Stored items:
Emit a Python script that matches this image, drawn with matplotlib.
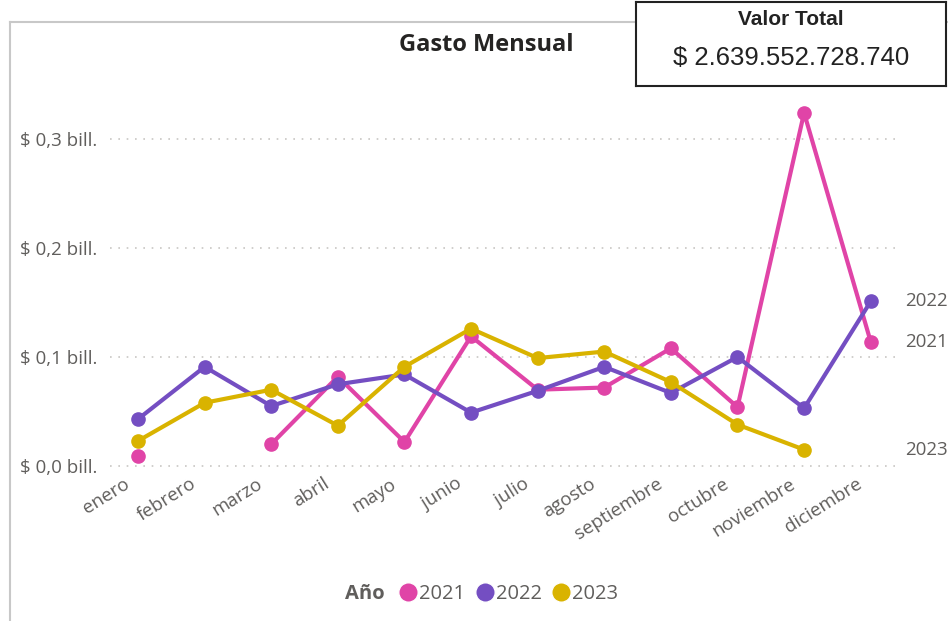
import numpy as np
import matplotlib
matplotlib.use('Agg')
import matplotlib.pyplot as plt
import matplotlib.transforms as mtransforms
from matplotlib.lines import Line2D
from matplotlib.transforms import blended_transform_factory

# datos (billones)
meses = ['enero', 'febrero', 'marzo', 'abril', 'mayo', 'junio', 'julio',
         'agosto', 'septiembre', 'octubre', 'noviembre', 'diciembre']
gasto_2021 = [0.009, np.nan, 0.020, 0.082, 0.022, 0.119, 0.070, 0.072,
              0.108, 0.054, 0.324, 0.114]
gasto_2022 = [0.043, 0.091, 0.055, 0.075, 0.084, 0.049, 0.069, 0.091,
              0.067, 0.100, 0.053, 0.151]
gasto_2023 = [0.023, 0.058, 0.070, 0.037, 0.091, 0.126, 0.099, 0.105,
              0.077, 0.038, 0.015, np.nan]
anios = ['2021', '2022', '2023']
colores = ['#E044A7', '#744EC2', '#D9B300']
yticks = [0.0, 0.1, 0.2, 0.3]
ytick_labels = ['$ 0,0 bill.', '$ 0,1 bill.', '$ 0,2 bill.', '$ 0,3 bill.']
valor_total = '$ 2.639.552.728.740'

plt.rcParams['font.family'] = ['Open Sans', 'DejaVu Sans']

W, H = 948, 621
fig = plt.figure(figsize=(W / 100, H / 100), dpi=100)
fig.patch.set_facecolor('white')

# marco gris exterior (debajo de la tarjeta)
fig.add_artist(Line2D([10 / W, 10 / W], [0, 1 - 22 / H], color='#c8c8c8', lw=1.5, zorder=0))
fig.add_artist(Line2D([10 / W, 1], [1 - 22 / H, 1 - 22 / H], color='#c8c8c8', lw=1.5, zorder=0))

ax_left, ax_right, ax_top, ax_bottom = 110, 900, 100, 480
ax = fig.add_axes([ax_left / W, 1 - ax_bottom / H,
                   (ax_right - ax_left) / W, (ax_bottom - ax_top) / H])
ax.patch.set_alpha(0)
x = np.arange(len(meses))
series = [gasto_2021, gasto_2022, gasto_2023]
for vals, col in zip(series, colores):
    ax.plot(x, vals, color=col, lw=3, marker='o', markersize=9.5, zorder=3)

px_mes = 66.6
ax.set_xlim(-(138 - ax_left) / px_mes, 11 + (ax_right - 870.7) / px_mes)
px_unit = 1090.0
ax.set_ylim(-(ax_bottom - 466) / px_unit, 0.3 + (139 - ax_top) / px_unit)
ax.set_yticks(yticks)
ax.set_yticklabels(ytick_labels)
ax.set_xticks(x)
ax.set_xticklabels(meses, rotation=32, ha='right', rotation_mode='anchor')
ax.tick_params(axis='both', length=0, colors='#605E5C', labelsize=13.5)
ax.tick_params(axis='y', pad=9)
ax.tick_params(axis='x', pad=2)
offset = mtransforms.ScaledTranslation(-15 / 100, 8 / 100, fig.dpi_scale_trans)
for lbl in ax.get_xticklabels():
    lbl.set_transform(lbl.get_transform() + offset)
ax.grid(axis='y', color='#c8c6c4', linestyle=(0, (1, 4)), lw=1.2)
for s in ax.spines.values():
    s.set_visible(False)

# etiquetas de serie a la derecha
tr = blended_transform_factory(ax.transAxes, ax.transData)
for vals, nombre in zip(series, anios):
    ult = [v for v in vals if not np.isnan(v)][-1]
    ax.text(1 + 5 / (ax_right - ax_left), ult, nombre, transform=tr,
            ha='left', va='center', fontsize=13.5, color='#605E5C', clip_on=False)

fig.text(486 / W, 1 - 45 / H, 'Gasto Mensual', ha='center', va='center',
         fontsize=17, fontweight='bold', color='#252423')

# leyenda
fig.text(365 / W, 1 - 594 / H, 'Año', ha='center', va='center',
         fontsize=14.5, fontweight='bold', color='#605E5C')
handles = [Line2D([0], [0], marker='o', color='w', markerfacecolor=c,
                  markersize=14, label=a) for c, a in zip(colores, anios)]
fig.legend(handles=handles, loc='center left', bbox_to_anchor=(381 / W, 1 - 594 / H),
           ncol=3, frameon=False, fontsize=14.5, handlelength=0.9,
           handletextpad=0.1, columnspacing=0.5, labelcolor='#605E5C')

# tarjeta Valor Total
card = fig.add_axes([636 / W, 1 - 86 / H, 310 / W, 84 / H])
card.set_zorder(5)
card.set_xticks([])
card.set_yticks([])
card.set_facecolor('white')
for s in card.spines.values():
    s.set_linewidth(1.5)
    s.set_color('#222222')
card.text(0.5, 0.726, 'Valor Total', ha='center', va='baseline', fontsize=15,
          fontweight='bold', family='Liberation Sans', color='#222222')
card.text(0.5, 0.25, valor_total, ha='center', va='baseline', fontsize=18.5,
          family='Liberation Sans', color='#222222')

fig.savefig('out.png', dpi=100)
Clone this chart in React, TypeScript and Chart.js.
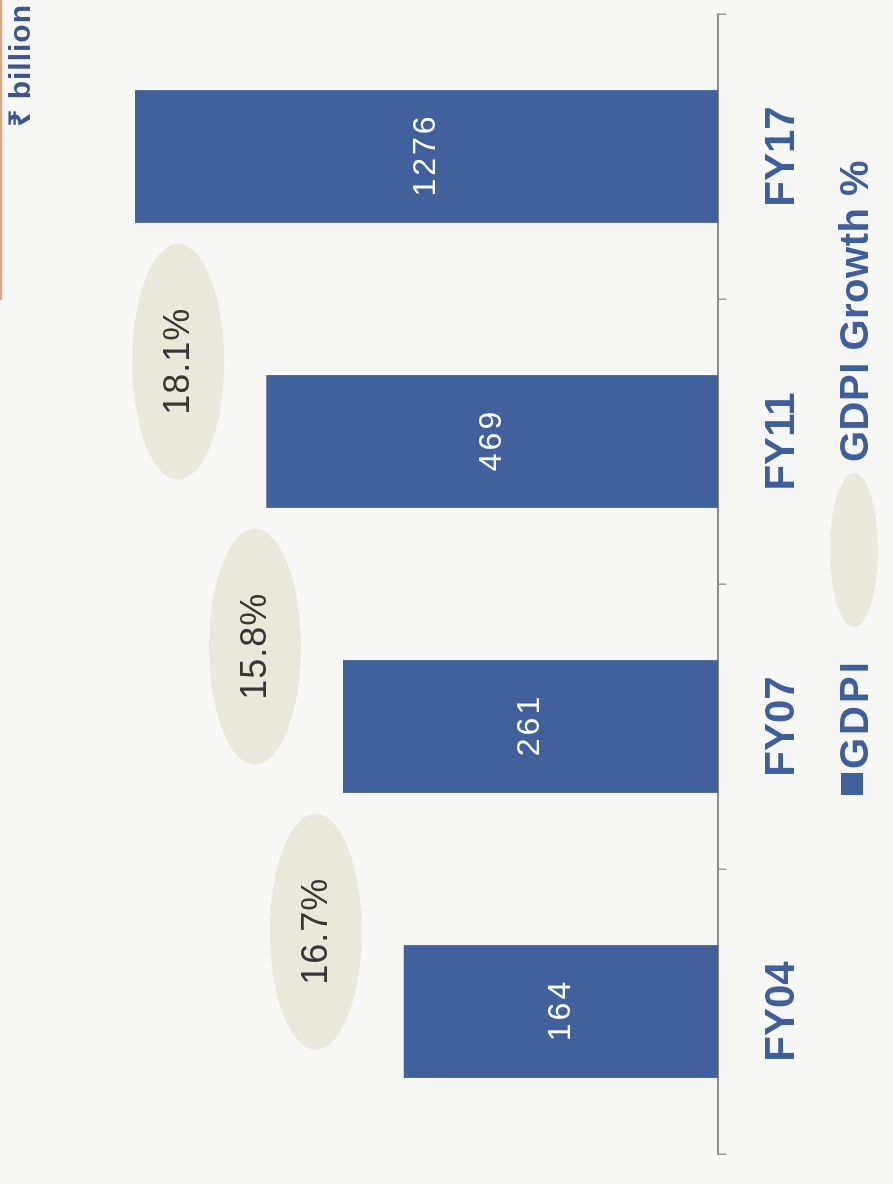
import React, { useEffect, useRef } from 'react';
import { Chart, registerables } from 'chart.js';

Chart.register(...registerables);

// ---- data ----
const categories = ['FY04', 'FY07', 'FY11', 'FY17'];
const gdpiValues = [164, 261, 469, 1276];
const growthValues = [16.7, 15.8, 18.1];
const seriesNames = ['GDPI', 'GDPI Growth %'];
const unitLabel = '₹ billion';

// ---- look ----
const W = 1184;
const H = 893;
const FONT = '"Liberation Sans", Arial, "Noto Sans", "DejaVu Sans", sans-serif';
const BG = '#f7f7f5';
const BAR = '#41619d';
const NAVY = '#3e5e9c';
const ELLIPSE = '#e8e9da';
const ELLIPSE_TEXT = '#363636';

const decorPlugin = {
  id: 'decor',
  beforeDraw(chart: any) {
    const ctx = chart.ctx;
    ctx.save();
    ctx.fillStyle = BG;
    ctx.fillRect(0, 0, chart.width, chart.height);
    // orange page edge
    ctx.fillStyle = '#eaa27a';
    ctx.fillRect(chart.width - 300, 0, 300, 2);
    ctx.restore();
  },
  afterDatasetsDraw(chart: any) {
    const ctx = chart.ctx;
    const meta = chart.getDatasetMeta(0);
    const xs = chart.scales.x;
    ctx.save();
    // value labels in bars
    ctx.fillStyle = '#ffffff';
    ctx.font = `32px ${FONT}`;
    ctx.textAlign = 'center';
    ctx.textBaseline = 'middle';
    (ctx as any).letterSpacing = '3px';
    meta.data.forEach((bar: any, i: number) => {
      const cy = (bar.y + bar.base) / 2;
      ctx.fillText(String(gdpiValues[i]), bar.x + 1.5, cy);
    });
    // growth ellipses
    growthValues.forEach((g, i) => {
      const cx = xs.getPixelForValue(i + 0.28);
      const cy = meta.data[i].y - 88;
      ctx.beginPath();
      ctx.ellipse(cx, cy, 118, 46, 0, 0, Math.PI * 2);
      ctx.fillStyle = ELLIPSE;
      ctx.fill();
      ctx.fillStyle = ELLIPSE_TEXT;
      ctx.font = `36px ${FONT}`;
      (ctx as any).letterSpacing = '1px';
      ctx.fillText(g.toFixed(1) + '%', cx + 0.5, cy + 1);
    });
    ctx.restore();
  },
  afterDraw(chart: any) {
    const ctx = chart.ctx;
    ctx.save();
    ctx.textBaseline = 'middle';
    // legend
    ctx.fillStyle = BAR;
    ctx.fillRect(389, 841, 22, 22);
    ctx.fillStyle = NAVY;
    ctx.font = `bold 40px ${FONT}`;
    ctx.textAlign = 'left';
    (ctx as any).letterSpacing = '3px';
    ctx.fillText(seriesNames[0], 415, 857);
    ctx.beginPath();
    ctx.ellipse(634, 854, 77, 24, 0, 0, Math.PI * 2);
    ctx.fillStyle = ELLIPSE;
    ctx.fill();
    ctx.fillStyle = NAVY;
    (ctx as any).letterSpacing = '0.5px';
    ctx.fillText(seriesNames[1], 722, 857);
    // unit label
    ctx.font = `bold 30px ${FONT}`;
    ctx.textAlign = 'right';
    (ctx as any).letterSpacing = '1px';
    ctx.fillStyle = '#3a5590';
    ctx.fillText(unitLabel, 1180, 22);
    ctx.restore();
  },
};

export default function App() {
  const ref = useRef<HTMLCanvasElement>(null);
  useEffect(() => {
    document.body.style.margin = '0';
    const chart = new Chart(ref.current as HTMLCanvasElement, {
      type: 'bar',
      data: {
        labels: categories,
        datasets: [
          {
            label: seriesNames[0],
            data: gdpiValues,
            backgroundColor: BAR,
            borderWidth: 0,
            barPercentage: 0.466,
            categoryPercentage: 1,
          },
        ],
      },
      options: {
        responsive: false,
        animation: false,
        devicePixelRatio: 1,
        layout: { padding: { left: 30, right: 14, top: 20, bottom: 0 } },
        plugins: {
          legend: { display: false },
          tooltip: { enabled: false },
        },
        scales: {
          x: {
            type: 'category',
            offset: true,
            grid: {
              offset: true,
              drawOnChartArea: false,
              drawTicks: true,
              tickLength: 8,
              color: '#9a9a9a',
              lineWidth: 1.5,
            },
            border: { display: true, color: '#8c8c8c', width: 2 },
            ticks: {
              color: NAVY,
              font: { family: FONT, size: 42, weight: 'bold' },
              padding: 31,
              maxRotation: 0,
              autoSkip: false,
            },
            afterFit: (s: any) => {
              s.height = 175;
            },
          },
          y: {
            type: 'logarithmic',
            min: 14.9,
            max: 3070,
            display: false,
          },
        },
      },
      plugins: [decorPlugin],
    } as any);
    return () => chart.destroy();
  }, []);

  return (
    <div
      style={{
        position: 'fixed',
        left: 0,
        top: 0,
        width: H,
        height: W,
        overflow: 'hidden',
        background: BG,
      }}
    >
      <div
        style={{
          position: 'absolute',
          left: 0,
          top: 0,
          width: W,
          height: H,
          transformOrigin: '0 0',
          transform: `translateY(${W}px) rotate(-90deg)`,
        }}
      >
        <canvas ref={ref} width={W} height={H} style={{ display: 'block', width: W, height: H }} />
      </div>
    </div>
  );
}
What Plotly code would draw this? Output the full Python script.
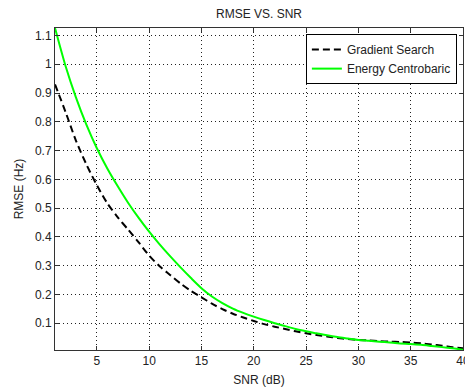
import plotly.graph_objects as go

snr = list(range(1, 41))
gradient_search = [0.930, 0.835, 0.735, 0.652, 0.580, 0.517, 0.468, 0.425, 0.381, 0.335,
                   0.298, 0.268, 0.238, 0.212, 0.190, 0.168, 0.149, 0.133, 0.120, 0.108,
                   0.097, 0.088, 0.080, 0.072, 0.065, 0.059, 0.054, 0.049, 0.045, 0.042,
                   0.040, 0.038, 0.036, 0.035, 0.033, 0.030, 0.026, 0.022, 0.017, 0.013]
energy_centrobaric = [1.126, 0.995, 0.885, 0.790, 0.708, 0.638, 0.576, 0.518, 0.466, 0.418,
                      0.374, 0.333, 0.294, 0.257, 0.222, 0.193, 0.170, 0.151, 0.136, 0.123,
                      0.111, 0.100, 0.090, 0.080, 0.072, 0.065, 0.058, 0.052, 0.047, 0.042,
                      0.039, 0.036, 0.033, 0.030, 0.028, 0.025, 0.021, 0.017, 0.013, 0.008]
x_ticks = [5, 10, 15, 20, 25, 30, 35, 40]
y_ticks = [0.1, 0.2, 0.3, 0.4, 0.5, 0.6, 0.7, 0.8, 0.9, 1.0, 1.1]
y_tick_labels = ["0.1", "0.2", "0.3", "0.4", "0.5", "0.6", "0.7", "0.8", "0.9", "1", "1.1"]

fig = go.Figure()
fig.add_trace(go.Scatter(x=snr, y=gradient_search, mode="lines", name="Gradient Search",
                         line=dict(color="black", width=2, dash="7px,4px",
                                   shape="spline", smoothing=0.8)))
fig.add_trace(go.Scatter(x=snr, y=energy_centrobaric, mode="lines", name="Energy Centrobaric",
                         line=dict(color="#00ff00", width=2, shape="spline", smoothing=0.8)))

FAM = "Liberation Sans, Arial, sans-serif"
font = dict(family=FAM, size=12, color="#222")
axis_common = dict(showline=True, linecolor="#333", linewidth=1, mirror="ticks",
                   ticks="inside", ticklen=4, tickcolor="#333",
                   showgrid=True, gridcolor="#222", gridwidth=1, griddash="1px,3px",
                   zeroline=False, tickfont=font, automargin=False)

# page body has an 8px margin: figure is sized/offset to compensate
fig.update_layout(
    template="none",
    width=465, height=379,
    margin=dict(l=47, r=10, t=20, b=37, autoexpand=False),
    paper_bgcolor="white", plot_bgcolor="white",
    font=font,
    title=dict(text="RMSE VS. SNR", xref="paper", x=0.5, xanchor="center",
               y=0.984, yanchor="middle", font=font),
    xaxis=dict(range=[1, 40], tickvals=x_ticks, **axis_common,
               title=dict(text="SNR (dB)", standoff=8, font=font)),
    yaxis=dict(range=[0.007, 1.126], tickvals=y_ticks, ticktext=y_tick_labels, **axis_common,
               title=dict(text="RMSE (Hz)", standoff=8, font=font)),
    legend=dict(x=0.985, y=0.981, xanchor="right", yanchor="top",
                bgcolor="white", bordercolor="black", borderwidth=1,
                font=font, tracegroupgap=0, itemwidth=30),
    showlegend=True,
)

fig.write_html("out.html")
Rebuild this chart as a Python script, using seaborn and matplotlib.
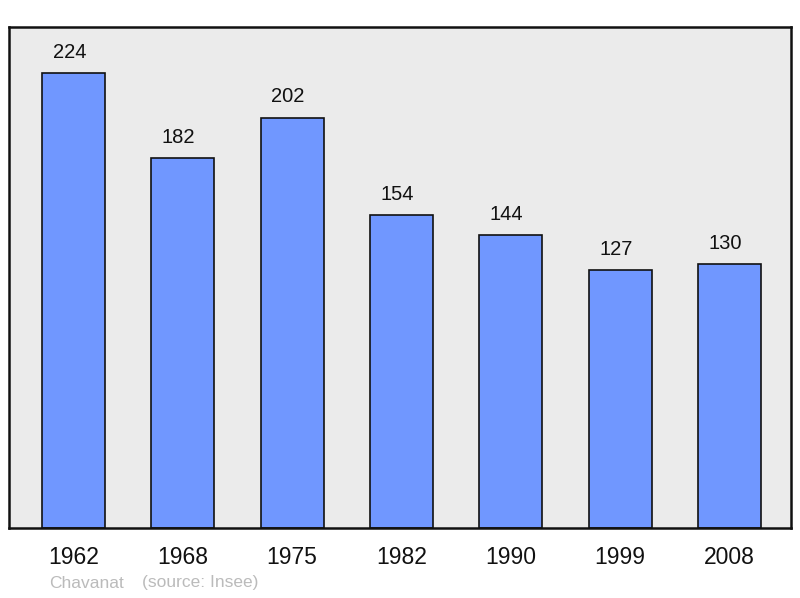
import matplotlib
matplotlib.use("Agg")
import matplotlib.pyplot as plt
import seaborn as sb
import pandas as pd

years = ["1962", "1968", "1975", "1982", "1990", "1999", "2008"]
population = [224, 182, 202, 154, 144, 127, 130]

sb.set_style("white")
plt.rcParams['font.family'] = ['Liberation Sans', 'DejaVu Sans']

df = pd.DataFrame({"annee": years, "pop": population})

fig = plt.figure(figsize=(8, 5.98), dpi=100)
ax = fig.add_axes([8.5 / 800, 1 - 528 / 598, (791 - 8.5) / 800, (528 - 27) / 598])
ax.set_facecolor('#ebebeb')

sb.barplot(data=df, x="annee", y="pop", color='#7097ff', width=0.576,
           edgecolor='#111111', linewidth=1.2, saturation=1, ax=ax)

# labels sit a little left of bar centre in the original
for i, v in enumerate(population):
    ax.annotate(str(v), (i, v), xytext=(-3, 8), textcoords='offset points',
                ha='center', va='bottom', fontsize=14.5, color='#111111')

ax.set_xlim(-0.594, 6.5625)
ax.set_ylim(0, 246.6)
ax.set_yticks([])
ax.set_xlabel("")
ax.set_ylabel("")
ax.tick_params(axis='x', length=0, pad=13, labelsize=16.5, colors='#111111')
for s in ax.spines.values():
    s.set_visible(True)
    s.set_color('#111111')
    s.set_linewidth(1.8)

fig.text(49 / 800, 1 - 583 / 598, "Chavanat", fontsize=12.5, color='#bbbbbb', va='center')
fig.text(142 / 800, 1 - 583 / 598, "(source: Insee)", fontsize=12.5, color='#bbbbbb', va='center')

fig.savefig("out.png", dpi=100)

• **EXERCISE DIRECTIONS**
Leave out the pictures, then repeat the listing above exactly from its first line to the line with "from matplotlib.transforms import", inclusive.

• **SOLUTION BELOW**
Emit a Python script that matches this image, drawn with matplotlib.
import numpy as np
import matplotlib
matplotlib.use('Agg')
import matplotlib.pyplot as plt
import matplotlib.transforms as mtransforms
from matplotlib.lines import Line2D
from matplotlib.transforms import blended_transform_factory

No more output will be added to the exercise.